Shear in beams is one of the most challenging concepts for young students of mechanics to grasp. The derivation involves visualization of bending stresses, cutting planes, force balances, and more visualizations. A suitable physical model (Figs 1-3) can do much of the heavy lifting and thereby free students to concentrate on force balances rather than the mental gymnastics of visualization. This model was originally inspired by a photo in Mechanics of Materials (1976), a textbook by E.P. Popov, a figure that I found very helpful.

Figure 1 – Side View of Model

Figure 2 – Shear Forces on the Flanges

Figure 3 – Shear Forces Near the Neutral Axis of the Beam

In order to provide a real-world context for shear flow, the model can be considered to be part of a worked cantilever beam problem (Fig. 4), the details of which can be found here.

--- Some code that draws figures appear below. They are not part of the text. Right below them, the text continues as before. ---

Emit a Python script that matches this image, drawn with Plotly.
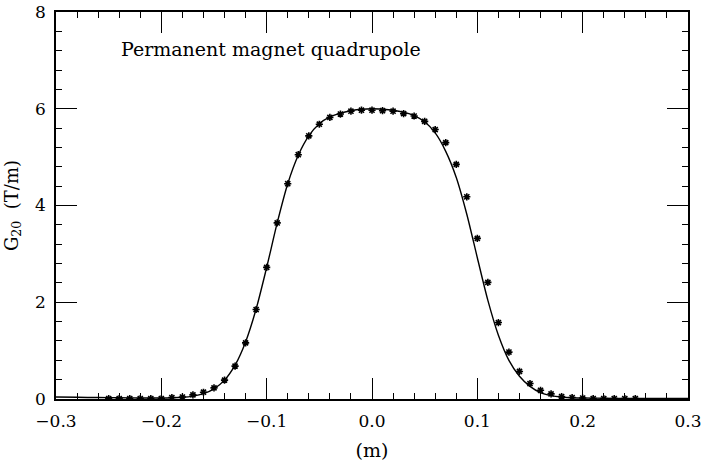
import plotly.graph_objects as go

# Measured data points (asterisks)
x_data = [-0.25, -0.24, -0.23, -0.22, -0.21, -0.20, -0.19, -0.18, -0.17, -0.16,
          -0.15, -0.14, -0.13, -0.12, -0.11, -0.10, -0.09, -0.08, -0.07, -0.06,
          -0.05, -0.04, -0.03, -0.02, -0.01, 0.00, 0.01, 0.02, 0.03, 0.04,
          0.05, 0.06, 0.07, 0.08, 0.09, 0.10, 0.11, 0.12, 0.13, 0.14,
          0.15, 0.16, 0.17, 0.18, 0.19, 0.20, 0.21, 0.22, 0.23, 0.24, 0.25]
g_data = [0.01, 0.01, 0.01, 0.01, 0.01, 0.01, 0.03, 0.04, 0.085, 0.14,
          0.23, 0.39, 0.68, 1.16, 1.85, 2.72, 3.64, 4.45, 5.05, 5.44,
          5.68, 5.82, 5.89, 5.95, 5.97, 5.97, 5.96, 5.95, 5.90, 5.85,
          5.74, 5.57, 5.30, 4.85, 4.18, 3.32, 2.41, 1.58, 0.97, 0.57,
          0.32, 0.18, 0.105, 0.05, 0.03, 0.02, 0.01, 0.01, 0.01, 0.01, 0.01]

# Calculated curve (solid line)
x_curve = [-0.30, -0.28, -0.26, -0.24, -0.22, -0.20, -0.19, -0.18, -0.17, -0.16,
           -0.15, -0.14, -0.13, -0.12, -0.11, -0.10, -0.09, -0.08, -0.07, -0.06,
           -0.05, -0.04, -0.03, -0.02, -0.01, 0.00, 0.01, 0.02, 0.03, 0.04,
           0.05, 0.06, 0.07, 0.08, 0.09, 0.10, 0.11, 0.12, 0.13, 0.14,
           0.15, 0.16, 0.17, 0.18, 0.19, 0.20, 0.22, 0.24, 0.26, 0.28, 0.30]
g_curve = [0.04, 0.035, 0.03, 0.025, 0.02, 0.02, 0.025, 0.035, 0.06, 0.11,
           0.21, 0.39, 0.70, 1.18, 1.86, 2.72, 3.64, 4.45, 5.04, 5.44,
           5.69, 5.83, 5.91, 5.96, 5.99, 6.00, 5.99, 5.97, 5.93, 5.86,
           5.73, 5.50, 5.12, 4.58, 3.82, 2.92, 2.04, 1.32, 0.80, 0.47,
           0.26, 0.13, 0.07, 0.04, 0.025, 0.02, 0.015, 0.01, 0.01, 0.01, 0.01]

x_ticks = [-0.3, -0.2, -0.1, 0.0, 0.1, 0.2, 0.3]
x_ticklabels = ["\u22120.3", "\u22120.2", "\u22120.1", "0.0", "0.1", "0.2", "0.3"]
y_ticks = [0, 2, 4, 6, 8]
y_ticklabels = ["0", "2", "4", "6", "8"]

title_text = "Permanent magnet quadrupole"
FONT = "DejaVu Serif"

fig = go.Figure()
fig.add_trace(go.Scatter(x=x_curve, y=g_curve, mode="lines",
                         line=dict(color="black", width=1.4, shape="spline", smoothing=0.8),
                         showlegend=False, hoverinfo="skip"))
fig.add_trace(go.Scatter(x=x_data, y=g_data, mode="markers",
                         marker=dict(symbol="asterisk", size=6, color="black",
                                     line=dict(color="black", width=1.6)),
                         showlegend=False))

axis_common = dict(showgrid=False, zeroline=False, showline=True, linecolor="black",
                   linewidth=1.6, ticks="inside", tickcolor="black", tickwidth=1.3,
                   ticklen=21, mirror="allticks", automargin=False,
                   tickfont=dict(family=FONT, size=17, color="black"))

fig.update_xaxes(range=[-0.3, 0.3], tickmode="array", tickvals=x_ticks,
                 ticktext=x_ticklabels, ticklabelstandoff=6,
                 minor=dict(dtick=0.02, ticks="inside", ticklen=6, tickcolor="black", tickwidth=1.3),
                 title=dict(text="(m)", font=dict(family=FONT, size=19, color="black"), standoff=13),
                 **axis_common)
fig.update_yaxes(range=[0, 8], tickmode="array", tickvals=y_ticks,
                 ticktext=y_ticklabels, ticklabelstandoff=5,
                 minor=dict(dtick=0.4, ticks="inside", ticklen=6, tickcolor="black", tickwidth=1.3),
                 title=dict(text="G<sub>20</sub>  (T/m)", font=dict(family=FONT, size=18, color="black"), standoff=12),
                 **axis_common)

fig.add_annotation(x=0.1, y=0.905, xref="paper", yref="paper", xanchor="left", yanchor="middle",
                   text=title_text, showarrow=False,
                   font=dict(family=FONT, size=19, color="black"))

fig.update_layout(width=704, height=462, paper_bgcolor="white", plot_bgcolor="white",
                  margin=dict(l=56, r=16, t=12, b=63))

fig.write_html("out.html")
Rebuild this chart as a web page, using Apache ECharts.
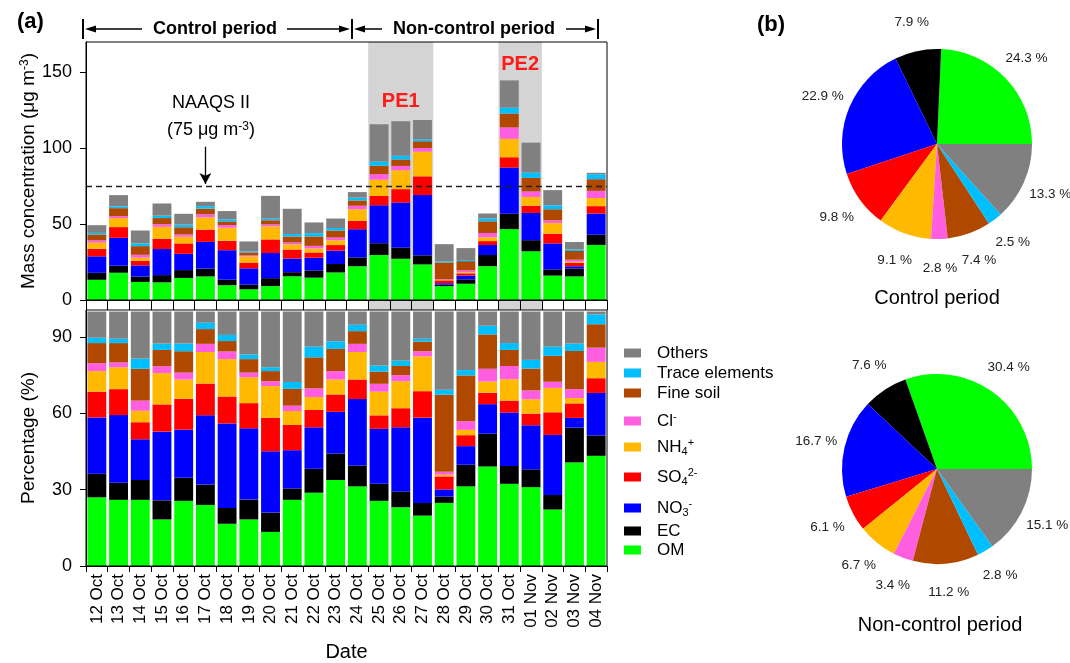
<!DOCTYPE html>
<html><head><meta charset="utf-8">
<script src="https://cdn.jsdelivr.net/npm/echarts@6/dist/echarts.min.js"></script>
<style>html,body{margin:0;padding:0;background:#fff}#c{width:1070px;height:663px}</style>
</head><body><div id="c"></div>
<script>
// ---------------- DATA ----------------
const dates = ['12 Oct','13 Oct','14 Oct','15 Oct','16 Oct','17 Oct','18 Oct','19 Oct','20 Oct','21 Oct','22 Oct','23 Oct','24 Oct','25 Oct','26 Oct','27 Oct','28 Oct','29 Oct','30 Oct','31 Oct','01 Nov','02 Nov','03 Nov','04 Nov'];
// total PM2.5 mass (ug m-3)
const totalMass = [49.3,69.1,45.8,63.6,56.8,64.7,58.6,38.6,68.6,60.1,51.1,53.7,71.1,115.8,117.8,118.6,36.8,34.2,57.0,144.7,103.7,72.4,38.2,83.8];
// daily percentage of each component (%)
const pctOM     = [27.0,26.0,26.0,18.3,25.6,24.0,16.6,18.3,13.4,26.0,28.8,33.8,31.3,25.6,23.1,19.8,24.8,31.3,39.1,32.3,31.0,22.2,40.7,43.3];
const pctEC     = [9.3,6.7,7.8,7.5,9.1,8.0,6.2,7.8,7.6,4.5,9.4,10.4,8.2,6.7,6.2,5.0,2.5,8.5,12.9,7.0,7.0,5.7,13.7,8.0];
const pctNO3    = [22.1,26.6,16.0,27.0,18.9,27.2,33.2,28.0,24.1,15.0,16.3,16.4,26.1,21.6,25.2,33.5,2.8,7.3,11.6,21.0,17.3,23.6,3.8,16.7];
const pctSO4    = [10.1,10.2,6.7,10.7,12.1,12.5,10.6,9.9,13.1,9.9,6.8,6.8,7.7,5.3,7.5,10.4,5.1,4.3,4.5,4.7,4.6,8.9,5.7,5.8];
const pctNH4    = [8.1,8.6,4.5,12.3,7.6,12.4,14.7,10.2,12.5,5.5,5.1,5.9,10.8,9.3,10.6,13.7,0.7,2.1,4.4,8.4,5.6,9.6,2.1,6.4];
const pctCl     = [3.1,1.9,4.0,2.7,2.7,3.2,3.0,1.8,1.9,2.1,3.4,3.3,3.2,3.1,2.4,2.0,1.1,3.4,5.0,5.2,3.5,2.4,3.5,5.6];
const pctSoil   = [7.9,7.6,12.5,6.4,8.4,5.8,4.1,5.3,4.0,6.6,12.2,8.7,5.0,4.8,3.6,3.8,30.3,18.0,13.5,6.3,8.6,10.2,15.0,9.2];
const pctTrace  = [2.1,1.7,4.0,2.5,3.0,2.5,2.4,1.8,1.5,2.7,4.2,3.0,2.5,2.4,2.1,1.1,2.0,2.1,3.4,2.7,3.4,3.6,2.9,3.9];
const pctOthers = [10.3,10.7,18.5,12.6,12.6,4.4,9.2,16.9,21.9,27.7,13.8,11.7,5.2,21.2,19.3,10.7,30.7,23.0,5.6,12.4,19.0,13.8,12.6,1.1];
// period-mean composition (%) for the pies, order: OM, EC, NO3, SO4, NH4, Cl, Fine soil, Trace, Others
const pieControl    = [24.3,7.9,22.9,9.8,9.1,2.8,7.4,2.5,13.3];
const pieNonControl = [30.4,7.6,16.7,6.1,6.7,3.4,11.2,2.8,15.1];
// episode ranges (category indices, band edges)
const pe1Range = [13,16];
const pe2Range = [19,21];
const naaqs = 75;
const massTicks = [0,50,100,150];
const pctTicks = [0,30,60,90];

// ---------------- STYLE ----------------
const names  = ['OM','EC','NO3','SO4','NH4','Cl','Fine soil','Trace elements','Others'];
const colors = ['#00ff00','#000000','#0000ff','#ff0000','#ffb900','#ff5ee0','#b04800','#00bfff','#808080'];
const pcts   = [pctOM,pctEC,pctNO3,pctSO4,pctNH4,pctCl,pctSoil,pctTrace,pctOthers];
const legendText = {'OM':'OM','EC':'EC','NO3':'NO{sub|3}{sup|-}','SO4':'SO{sub|4}{sup|2-}','NH4':'NH{sub|4}{sup|+}','Cl':'Cl{sup|-}','Fine soil':'Fine soil','Trace elements':'Trace elements','Others':'Others'};
const legendYc = {'Others':353,'Trace elements':373,'Fine soil':393,'Cl':421,'NH4':447,'SO4':477,'NO3':508,'EC':531,'OM':550};
const FONT = 'Liberation Sans, Arial, Helvetica, sans-serif';
const GL = 86, GR = 463;

const chart = echarts.init(document.getElementById('c'), null, {renderer:'canvas'});

const series = [];
// shading for pollution episodes (spans top panel + strip)
series.push({
  type:'line', xAxisIndex:3, yAxisIndex:2, data:[], silent:true, z:1,
  markArea:{ silent:true, z:1, itemStyle:{color:'#d4d4d4'},
    label:{show:true, color:'#ff1a1a', fontSize:20, fontWeight:'bold', fontFamily:FONT, align:'center', verticalAlign:'middle'},
    data:[
      [{name:'PE1', xAxis:pe1Range[0], label:{position:['50%',59]}},{xAxis:pe1Range[1]}],
      [{name:'PE2', xAxis:pe2Range[0], label:{position:['50%',22]}},{xAxis:pe2Range[1]}]
    ]}
});
// NAAQS dashed line
series.push({
  type:'line', xAxisIndex:2, yAxisIndex:0, data:[], silent:true, z:3,
  markLine:{ silent:true, symbol:['none','none'], label:{show:false}, animation:false,
    lineStyle:{type:[6,4], color:'#222', width:1.3},
    data:[{yAxis:naaqs}]}
});
// NAAQS arrow
series.push({
  type:'line', xAxisIndex:2, yAxisIndex:0, data:[], silent:true, z:3,
  markLine:{ silent:true, symbol:['none','arrow'], symbolSize:[9,11], label:{show:false}, animation:false,
    lineStyle:{type:'solid', color:'#000', width:1.3},
    data:[[{coord:[5.5,101]},{coord:[5.5,76.5]}]]}
});
names.forEach((n,i)=>{
  series.push({
    name:n, type:'bar', stack:'mass', xAxisIndex:0, yAxisIndex:0, barCategoryGap:'13%', z:2,
    itemStyle:{color:colors[i]},
    data: totalMass.map((t,j)=> +(t*pcts[i][j]/100).toFixed(3))
  });
});
names.forEach((n,i)=>{
  series.push({
    name:n, type:'bar', stack:'pct', xAxisIndex:1, yAxisIndex:1, barCategoryGap:'13%', z:2,
    itemStyle:{color:colors[i]},
    data: pcts[i]
  });
});
function pieData(vals){ return vals.map((v,i)=>({name:names[i], value:v, itemStyle:{color:colors[i]}})); }
[[pieControl,144],[pieNonControl,469]].forEach(([vals,cy])=>{
  series.push({type:'pie', center:[937,cy], radius:95, startAngle:0, clockwise:false, silent:true,
    label:{show:false}, labelLine:{show:false}, itemStyle:{borderWidth:0}, data:pieData(vals), animation:false});
  series.push({type:'pie', center:[937,cy], radius:[95,147], startAngle:0, clockwise:false, silent:true,
    itemStyle:{color:'rgba(0,0,0,0)', borderWidth:0},
    label:{show:true, position:'inside', formatter:'{c} %', fontSize:13.5, color:'#222', fontFamily:FONT},
    labelLine:{show:false}, data:vals.map((v,i)=>({name:'lbl'+i, value:v})), animation:false});
});

const legends = names.map(n=>({
  data:[n], orient:'vertical', left:624, top:legendYc[n]-10, padding:0, selectedMode:false,
  icon:'rect', itemWidth:17, itemHeight:9,
  formatter:()=>legendText[n],
  textStyle:{fontSize:17, color:'#000', fontFamily:FONT, lineHeight:20, padding:[0,0,0,11],
    rich:{ sub:{fontSize:11, lineHeight:8, verticalAlign:'bottom', fontFamily:FONT, color:'#000'},
           sup:{fontSize:11, lineHeight:8, verticalAlign:'top', fontFamily:FONT, color:'#000'} }}
}));

const axisCommon = {axisLine:{show:true, lineStyle:{color:'#000', width:1}}, axisTick:{lineStyle:{color:'#000'}}};

function arrowHead(x, y, dir){ // dir -1 left, +1 right
  return {type:'polygon', shape:{points:[[x,y],[x-dir*11,y-3.5],[x-dir*11,y+3.5]]}, style:{fill:'#000'}};
}
const hy = 29;
const graphic = [
  {type:'text', x:17, y:22, style:{text:'(a)', font:'bold 22px '+FONT, fill:'#000', textVerticalAlign:'middle'}},
  {type:'text', x:757, y:25, style:{text:'(b)', font:'bold 22px '+FONT, fill:'#000', textVerticalAlign:'middle'}},
  {type:'line', shape:{x1:83,y1:19,x2:83,y2:39}, style:{stroke:'#000', lineWidth:2}},
  {type:'line', shape:{x1:90,y1:hy,x2:142,y2:hy}, style:{stroke:'#000', lineWidth:1.5}},
  arrowHead(85,hy,-1),
  {type:'text', x:215, y:hy, style:{text:'Control period', font:'bold 18px '+FONT, fill:'#000', textAlign:'center', textVerticalAlign:'middle'}},
  {type:'line', shape:{x1:287,y1:hy,x2:344,y2:hy}, style:{stroke:'#000', lineWidth:1.5}},
  arrowHead(350,hy,1),
  {type:'line', shape:{x1:352,y1:19,x2:352,y2:39}, style:{stroke:'#000', lineWidth:2}},
  {type:'line', shape:{x1:360,y1:hy,x2:382,y2:hy}, style:{stroke:'#000', lineWidth:1.5}},
  arrowHead(354,hy,-1),
  {type:'text', x:474, y:hy, style:{text:'Non-control period', font:'bold 18px '+FONT, fill:'#000', textAlign:'center', textVerticalAlign:'middle'}},
  {type:'line', shape:{x1:566,y1:hy,x2:590,y2:hy}, style:{stroke:'#000', lineWidth:1.5}},
  arrowHead(596,hy,1),
  {type:'line', shape:{x1:598,y1:19,x2:598,y2:39}, style:{stroke:'#000', lineWidth:2}},
  {type:'text', x:211, y:103, style:{text:'NAAQS II', font:'18px '+FONT, fill:'#000', textAlign:'center', textVerticalAlign:'middle'}},
  {type:'text', x:211, y:130, style:{text:'(75 μg m{sup|-3})', font:'18px '+FONT, fill:'#000', textAlign:'center', textVerticalAlign:'middle',
     rich:{sup:{fontSize:12, lineHeight:8, verticalAlign:'top', fontFamily:FONT, fill:'#000'}}}},
  {type:'text', x:937, y:298, style:{text:'Control period', font:'20px '+FONT, fill:'#000', textAlign:'center', textVerticalAlign:'middle'}},
  {type:'text', x:940, y:625, style:{text:'Non-control period', font:'20px '+FONT, fill:'#000', textAlign:'center', textVerticalAlign:'middle'}}
];

chart.setOption({
  animation:false,
  backgroundColor:'#fff',
  textStyle:{fontFamily:FONT},
  grid:[
    {left:GL, right:GR, top:42, height:258, show:true, borderColor:'#000', borderWidth:1, z:5, backgroundColor:'rgba(0,0,0,0)'},
    {left:GL, right:GR, top:310, height:257, show:true, borderColor:'#000', borderWidth:1, z:5, backgroundColor:'rgba(0,0,0,0)'},
    {left:GL, right:GR, top:42, height:268}
  ],
  xAxis:[
    Object.assign({}, axisCommon, {gridIndex:0, type:'category', data:dates, z:5,
      axisLabel:{show:false}, axisTick:{show:true, interval:0, length:10, lineStyle:{color:'#000'}}}),
    Object.assign({}, axisCommon, {gridIndex:1, type:'category', data:dates, z:5,
      axisLabel:{interval:0, rotate:90, fontSize:17, color:'#000', margin:8},
      axisTick:{show:true, interval:0, length:6, lineStyle:{color:'#000'}},
      name:'Date', nameLocation:'middle', nameGap:76, nameTextStyle:{fontSize:20, color:'#000'}}),
    {gridIndex:0, type:'value', min:0, max:24, show:false, position:'top'},
    {gridIndex:2, type:'value', min:0, max:24, show:false}
  ],
  yAxis:[
    Object.assign({}, axisCommon, {gridIndex:0, type:'value', min:0, max:170, z:5,
      splitLine:{show:false},
      axisTick:{show:true, length:6, customValues:massTicks, lineStyle:{color:'#000'}},
      axisLabel:{fontSize:18, color:'#000', margin:14, customValues:massTicks},
      name:'Mass concentration (μg m{sup|-3})', nameLocation:'middle', nameGap:48,
      nameTextStyle:{fontSize:19, color:'#000', rich:{sup:{fontSize:12, lineHeight:8, verticalAlign:'top', color:'#000'}}}}),
    Object.assign({}, axisCommon, {gridIndex:1, type:'value', min:0, max:100.6, z:5,
      splitLine:{show:false},
      axisTick:{show:true, length:6, customValues:pctTicks, lineStyle:{color:'#000'}},
      axisLabel:{fontSize:18, color:'#000', margin:14, customValues:pctTicks},
      name:'Percentage (%)', nameLocation:'middle', nameGap:48, nameTextStyle:{fontSize:19, color:'#000'}}),
    {gridIndex:2, type:'value', min:0, max:1, show:false}
  ],
  legend: legends,
  graphic: graphic,
  series: series
});
</script></body></html>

Figure 4 – The Model as Part of a Cantilever Beam

Learning Objectives

The model helps students to:

  1. Visualize bending stresses and how they vary from place to place along the length of a beam
  2. Understand how individual fibers experience axial imbalances as a result of these varying stresses
  3. Envision how shear stresses must act in order to keep defined groups of fibers firmly attached to the rest of the beam
  4. Grasp why shear loads increase as more fibers in a contiguous group on one side of the neutral axis (NA) are envisioned as cut away from the rest of the beam,
  5. Comprehend why shear force decreases when fibers from the other side of the NA are added to the excised group
  6. Explain why the maximum shear stress occurs at the NA of the beam
  7. Understand how these axial shear loads give rise to shear flow on a cross-section of a beam
  8. Correctly predict the angular direction of the shear flow at any location on the cross-section of a simple prismatic beam
  9. Know how to choose the proper thickness, b, for calculating shear stress (many textbooks get this wrong!).

Model Construction

The model is easy to build, and we recommend using Maple or some other durable hardwood. Sizing of the blocks will depend on the desired size of the assembled model. For a model approximately the size of ours, we suggest that boards be cut and planed into 3.5 cm x 3.5 cm sticks and then cut to 20cm lengths. Fourteen (14) such wood blocks are required. In addition, 14 Plexiglas prisms are needed to represent the tension stresses. Compressive stresses can be represented as overlays on the wooden parts of the model using wood stain, paint, or self-adhesive film.